While US operators such as United Airlines and Alaska Airlines have made big strides to use biofuels in their operations, challenges remain in scaling up production of these alternative fuels to satisfy a larger part of the 68.1 billion litres (18 billion gallons) of fuel that US passenger and cargo operators require per year, says US Federal Aviation Administration (FAA) administrator Michael Huerta.
“The challenge we face now is scaling up,” says Huerta while addressing the audience during a 28 January panel at the Commercial Aviation Alternative Fuels Initiative (CAAFI) general meeting in Washington. “We need government and industry to continue to come together to make this happen,” he adds.
US airlines spent $49 billion on jet fuel in 2013, says Huerta. He points out that while these airlines used about 13.2 billion fewer litres of fuel than they did in 2000, the bill was $32 billion higher. With fuel representing as much as 40% of airlines’ average expenses, even a decrease in 10 cents per gallon could save the industry $1.7 billion annually, he says.
“Certainly cost competitiveness and commercial viability and scale remain our biggest nut to crack,” says Sharon Pinkerton, senior vice-president, legislative and regulatory policy for trade organisation Airlines for America (A4A).
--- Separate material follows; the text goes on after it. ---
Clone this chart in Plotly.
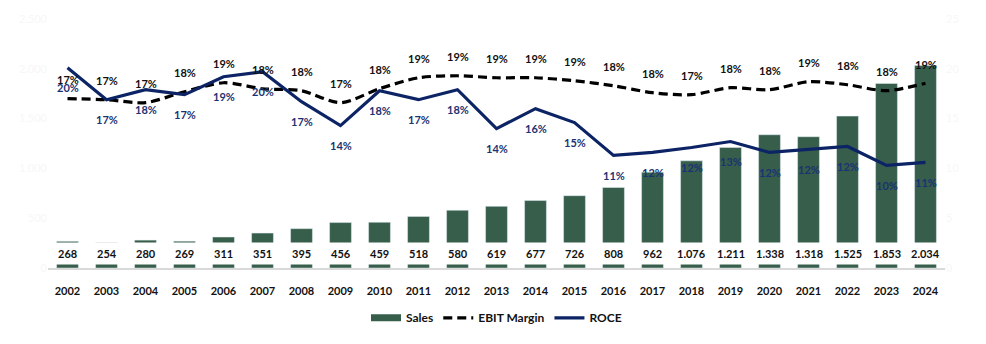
import plotly.graph_objects as go

years = [str(y) for y in range(2002, 2025)]
sales = [268, 254, 280, 269, 311, 351, 395, 456, 459, 518, 580, 619, 677,
         726, 808, 962, 1076, 1211, 1338, 1318, 1525, 1853, 2034]
ebit_margin = [17.0, 16.9, 16.6, 17.7, 18.6, 18.0, 17.8, 16.6, 18.0, 19.1, 19.3, 19.1,
               19.1, 18.8, 18.3, 17.6, 17.4, 18.1, 17.9, 18.7, 18.4, 17.8, 18.55]
roce = [20.1, 16.9, 17.9, 17.4, 19.2, 19.7, 16.7, 14.3, 17.8, 16.9, 17.9, 14.0,
        16.0, 14.6, 11.3, 11.6, 12.1, 12.7, 11.6, 11.9, 12.2, 10.3, 10.6]

GREEN = "#365E4B"
NAVY = "#0C2465"
NAVY_TXT = "#1B3372"
FONT = "Lato"
FS = 11

fig = go.Figure()
fig.add_bar(x=years, y=sales, marker_color=GREEN, showlegend=False, name="Sales",
            hoverinfo="skip")
# legend stand-in for the bars (wide flat swatch)
fig.add_scatter(x=[None], y=[None], mode="lines", name="Sales",
                line=dict(color=GREEN, width=7))
fig.add_scatter(x=years, y=ebit_margin, yaxis="y2", mode="lines", name="EBIT Margin",
                line=dict(color="black", width=3.2, dash="9px,5px", shape="spline", smoothing=0.8))
fig.add_scatter(x=years, y=roce, yaxis="y2", mode="lines", name="ROCE",
                line=dict(color=NAVY, width=3.2))

for i, v in enumerate(sales):
    fig.add_annotation(x=i, y=0, xref="x", yref="y", yanchor="middle", yshift=15,
                       text="<b>" + f"{v:,}".replace(",", ".") + "</b>", showarrow=False,
                       bgcolor="white", borderpad=4,
                       font=dict(family=FONT, size=FS, color="#111111"))
for i, v in enumerate(ebit_margin):
    fig.add_annotation(x=i, y=v, xref="x", yref="y2", yanchor="middle", yshift=19,
                       text=f"<b>{v:.0f}%</b>", showarrow=False,
                       font=dict(family=FONT, size=FS, color="#111111"))
for i, v in enumerate(roce):
    fig.add_annotation(x=i, y=v, xref="x", yref="y2", yanchor="middle", yshift=-20,
                       text=f"<b>{v:.0f}%</b>", showarrow=False,
                       font=dict(family=FONT, size=FS, color=NAVY_TXT))

fig.update_layout(
    width=986, height=344,
    margin=dict(l=48, r=41, t=16, b=72),
    paper_bgcolor="white", plot_bgcolor="white",
    bargap=0.44,
    xaxis=dict(type="category", categoryorder="array", categoryarray=years,
               range=[-0.5, 22.5], showgrid=False, zeroline=False,
               showline=True, linecolor="#d9d9d9", linewidth=2,
               ticks="outside", ticklen=12, tickcolor="rgba(0,0,0,0)",
               tickfont=dict(family=FONT, size=FS, color="#111111", weight="bold")),
    yaxis=dict(range=[0, 2500], tickvals=[0, 500, 1000, 1500, 2000, 2500],
               ticktext=["0", "500", "1.000", "1.500", "2.000", "2.500"],
               showgrid=False, zeroline=False, showline=False,
               tickfont=dict(family=FONT, size=FS, color="#f7f7f7")),
    yaxis2=dict(range=[0, 25], overlaying="y", side="right",
                tickvals=[0, 5, 10, 15, 20, 25], ticksuffix="%",
                showgrid=False, zeroline=False, showline=False,
                tickfont=dict(family=FONT, size=FS, color="#f7f7f7")),
    legend=dict(orientation="h", x=0.5, xanchor="center", y=-0.2, yanchor="middle",
                font=dict(family=FONT, size=12, color="#111111", weight="bold"),
                bgcolor="rgba(0,0,0,0)", traceorder="normal"),
    showlegend=True,
)

fig.write_html("out.html")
The FAA’s goal for the industry to use 3.79 billion litres of advanced biofuels by 2018 in the USA is a “very ambitious target,” says Huerta. However, he notes that CAAFI has “come a long way” in the past few years.
Because countries around the world have different conditions, scaling up production will require developing a variety of new alternative fuels, says Huerta. Seven new types of alternative fuels – using feedstocks as diverse as fats, oils, sugar cellulose and carbon monoxide – are under consideration for FAA approval today, says Huerta.
“We anticipate a number of approvals to occur later on this year,” he says.
Replacing even a portion of the fuel that airlines need will help the industry, says A4A’s Pinkerton.
“While wholesale replacement of those 18 billion [gallons] in the near term probably isn’t likely,” Pinkerton says, “your intense focus on replacing just a portion of those gallons and also meeting an incremental demand of alternatives is simply going to be good business—good business for you, and good business for us.”